What to do:
Would you transcribe the whole listing exactly, minus its pictures?
----- Collected material -----
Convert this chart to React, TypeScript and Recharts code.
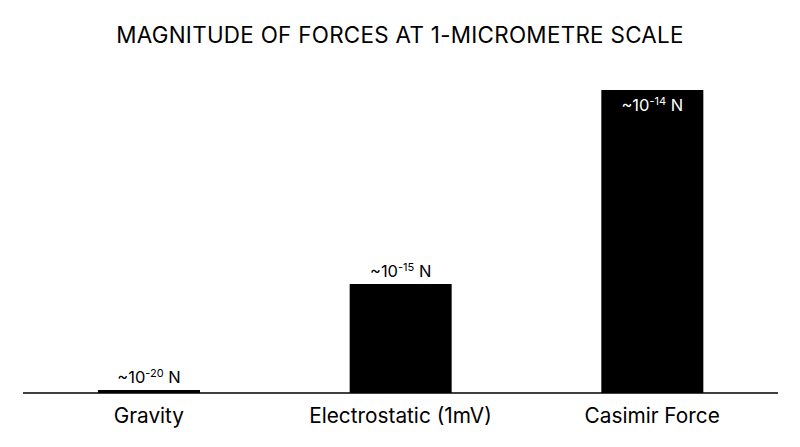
import React from "react";
import { BarChart, Bar, XAxis, YAxis, LabelList } from "recharts";

const categories = ["Gravity", "Electrostatic (1mV)", "Casimir Force"];
const barHeights = [1, 36, 100];
const exponents = ["-20", "-15", "-14"];
const labelInside = [false, false, true];

const data = categories.map((name, i) => ({
  name,
  value: barHeights[i],
  exp: exponents[i],
  inside: labelInside[i],
}));

const FONT = "Inter, 'Noto Sans', sans-serif";

const ForceLabel = (props: any) => {
  const { x, y, width, index } = props;
  const d = data[index];
  if (!d) return null;
  const cx = Number(x) + Number(width) / 2;
  const baseY = d.inside ? Number(y) + 21 : Number(y) - 7;
  return (
    <text
      x={cx}
      y={baseY}
      textAnchor="middle"
      fontFamily={FONT}
      fontSize={16.5}
      fill={d.inside ? "#ffffff" : "#000000"}
    >
      <tspan>~10</tspan>
      <tspan dy={-6} fontSize={11}>{d.exp}</tspan>
      <tspan dy={6}> N</tspan>
    </text>
  );
};

export default function App() {
  return (
    <div style={{ position: "absolute", left: 0, top: 0, width: 800, height: 447, background: "#fff" }}>
      <div
        style={{
          position: "absolute",
          left: 0,
          top: 21,
          width: 800,
          textAlign: "center",
          fontFamily: FONT,
          fontSize: 22.4,
          lineHeight: "28px",
          color: "#000",
          letterSpacing: 0.3,
        }}
      >
        MAGNITUDE OF FORCES AT 1-MICROMETRE SCALE
      </div>
      <BarChart
        width={800}
        height={447}
        data={data}
        margin={{ top: 90, right: 22, bottom: 0, left: 23 }}
        barCategoryGap="30%"
      >
        <XAxis
          dataKey="name"
          height={54}
          tickLine={false}
          tickMargin={9}
          axisLine={{ stroke: "#000", strokeWidth: 1.5 }}
          tick={{ fill: "#000", fontSize: 20.8, fontFamily: FONT }}
          interval={0}
        />
        <YAxis hide domain={[0, 100]} />
        <Bar dataKey="value" fill="#000" isAnimationActive={false} barSize={102}>
          <LabelList dataKey="value" content={<ForceLabel />} />
        </Bar>
      </BarChart>
    </div>
  );
}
-----
Written solution:
Convert this chart to React, TypeScript and Recharts code.
import React from "react";
import { BarChart, Bar, XAxis, YAxis, LabelList } from "recharts";

const categories = ["Gravity", "Electrostatic (1mV)", "Casimir Force"];
const barHeights = [1, 36, 100];
const exponents = ["-20", "-15", "-14"];
const labelInside = [false, false, true];

const data = categories.map((name, i) => ({
  name,
  value: barHeights[i],
  exp: exponents[i],
  inside: labelInside[i],
}));

const FONT = "Inter, 'Noto Sans', sans-serif";

const ForceLabel = (props: any) => {
  const { x, y, width, index } = props;
  const d = data[index];
  if (!d) return null;
  const cx = Number(x) + Number(width) / 2;
  const baseY = d.inside ? Number(y) + 21 : Number(y) - 7;
  return (
    <text
      x={cx}
      y={baseY}
      textAnchor="middle"
      fontFamily={FONT}
      fontSize={16.5}
      fill={d.inside ? "#ffffff" : "#000000"}
    >
      <tspan>~10</tspan>
      <tspan dy={-6} fontSize={11}>{d.exp}</tspan>
      <tspan dy={6}> N</tspan>
    </text>
  );
};

export default function App() {
  return (
    <div style={{ position: "absolute", left: 0, top: 0, width: 800, height: 447, background: "#fff" }}>
      <div
        style={{
          position: "absolute",
          left: 0,
          top: 21,
          width: 800,
          textAlign: "center",
          fontFamily: FONT,
          fontSize: 22.4,
          lineHeight: "28px",
          color: "#000",
          letterSpacing: 0.3,
        }}
      >
        MAGNITUDE OF FORCES AT 1-MICROMETRE SCALE
      </div>
      <BarChart
        width={800}
        height={447}
        data={data}
        margin={{ top: 90, right: 22, bottom: 0, left: 23 }}
        barCategoryGap="30%"
      >
        <XAxis
          dataKey="name"
          height={54}
          tickLine={false}
          tickMargin={9}
          axisLine={{ stroke: "#000", strokeWidth: 1.5 }}
          tick={{ fill: "#000", fontSize: 20.8, fontFamily: FONT }}
          interval={0}
        />
        <YAxis hide domain={[0, 100]} />
        <Bar dataKey="value" fill="#000" isAnimationActive={false} barSize={102}>
          <LabelList dataKey="value" content={<ForceLabel />} />
        </Bar>
      </BarChart>
    </div>
  );
}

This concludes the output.